What’s More Exciting: NBA or NHL Playoffs?

With warm weather in the air, it is finally time for the playoffs to begin: both in the NBA and NHL. The NBA has seen Golden State Warriors dominate this season, even in a loaded Western Conference. The Atlanta Hawks earned the No. 1 seed in the Eastern Conference, but LeBron James and the Cleveland Cavaliers might have something to say about it.

In the NHL, we will see new teams in the playoffs. The Boston Bruins and Los Angeles Kings are out, but the New York Islanders, Winnipeg Jets and Calgary Flames are in.

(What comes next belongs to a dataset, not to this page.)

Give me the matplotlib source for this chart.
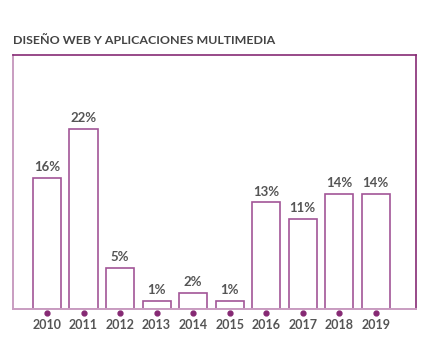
import matplotlib
matplotlib.use("Agg")
import matplotlib.pyplot as plt
import numpy as np

years = ["2010", "2011", "2012", "2013", "2014", "2015", "2016", "2017", "2018", "2019"]
values = [16, 22, 5, 1, 2, 1, 13, 11, 14, 14]

DARK = "#862A74"; LIGHT = "#C99DC1"; BAR_EDGE = "#A25597"; GREY = "#555555"
plt.rcParams.update({"font.family": ["Lato", "DejaVu Sans"]})

fig = plt.figure(figsize=(4.26, 3.51), dpi=100)
ax = fig.add_axes([13/426, 42/351, 403/426, 254/351])
x = np.arange(len(years))
ax.bar(x, values, width=0.77, facecolor="white", edgecolor=BAR_EDGE, linewidth=1.2, zorder=2)
for xi, v in zip(x, values):
    ax.annotate(f"{v}%", (xi, v), xytext=(0, 3.5), textcoords="offset points",
                ha="center", va="bottom", fontsize=9.5, fontweight="bold", color=GREY)
ax.plot(x, [0]*len(x), "o", color=DARK, ms=3.5, clip_on=False, zorder=3,
        transform=ax.transData + matplotlib.transforms.ScaledTranslation(0, -4/100, fig.dpi_scale_trans))
ax.set_xlim(-0.93, 10.1)
ax.set_ylim(0, 31)
ax.set_yticks([])
ax.set_xticks(x)
ax.set_xticklabels(years, fontsize=9, fontweight="bold", color=GREY)
ax.tick_params(length=0, pad=7.5)
for s in ["top", "right"]:
    ax.spines[s].set_color(DARK); ax.spines[s].set_linewidth(1.2)
for s in ["left", "bottom"]:
    ax.spines[s].set_color(LIGHT); ax.spines[s].set_linewidth(1.4)

fig.text(13/426, 1 - 40/351, "DISEÑO WEB Y APLICACIONES MULTIMEDIA", fontsize=8.9,
         fontweight="bold", color="#444444", va="center", ha="left")
fig.savefig("out.png", dpi=100, facecolor="white")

Both playoffs always entertain, but it always begs the question: which playoffs are better: NBA or NHL?

John Devecchis:

The rise of excitement around the NBA Playoffs should come as no surprise. In recent years we have seen more excitement, competition and late game heroics than ever before. This year is no different. In both the Eastern and Western conferences one team has managed to separate from the pack. The Atlanta Hawks and Golden State Warriors, respectively, will look to hold off the remaining teams and finish their seasons on a great note. Meanwhile, both conferences have additional teams more than capable of posing a legitimate threat. In the East, a surging Cleveland team looks to keep the ball rolling and return to the NBA Finals to highlight King James’ homecoming. In the West, the defending champion San Antonio Spurs and quite literally every other team in the field has a shot to knock off the Splash Brothers and co.

Matt Zampini:

The NBA might have all the firepower and most notable teams in the playoffs, but with the NHL playoffs, it really doesn’t matter who is in it. There is always strong competition and there is always excitement. The thing that makes hockey playoffs great is the overtime. In overtime, the first team to score wins, every possession counts and every shift has to be precise. There really is no telling what could happen because the underdog could easily win in overtime with one lucky bounce. While the NBA playoffs are great, I think hockey playoffs are even better. Especially with new teams that haven’t been there in a while this time around, it is set up for some great series that should go six or seven games. Even the non-hockey fans tune in during the playoffs because of how entertaining they are.

JD:

While the die-hard NHL fans clearly remember and appreciate their sport and its playoffs, the NBA has provided us with iconic moments and memories that all sport fans can appreciate. Everyone has seen the picture of Michael Jordan elevating over his defender in Game 6 of the 1998 NBA Finals when he nailed the jump shot to give the Bulls a 87-86 lead and his sixth championship in eight years. More recently was the 2013 Ray Allen shot to remember. With Miami Heat fans flooding toward the exit with time running down, the Heat mounted a miraculous comeback. Allen drained a buzzer beater three from the corner to send the game to overtime. The Heat proceeded to win the entire series and Allen’s shots will go down as one of the greatest of all time. It is impossible to predict the outcome of this year’s NBA Playoffs, but what is certain is that plays and memories will be created that we will cherish forever.

MZ:

What I think people respect most about the NHL playoffs are the traditions that come with the playoffs. The team that wins the Presidents Trophy (most points in the regular season), never touches that trophy because they have a bigger goal in mind: the Stanley Cup. Also, the handshake line at the end of the series is one of the best moments in sports. After a grueling how-ever-many-game series, each team lines up at center ice to shake hands. Lastly, the thing that people love the most is the playoff beards that teams grow. Even fans get into the action with their beards. If you want to talk about iconic moments, the NHL has plenty, and I can’t wait to see the best moments of this year’s playoffs starting on Wednesday night.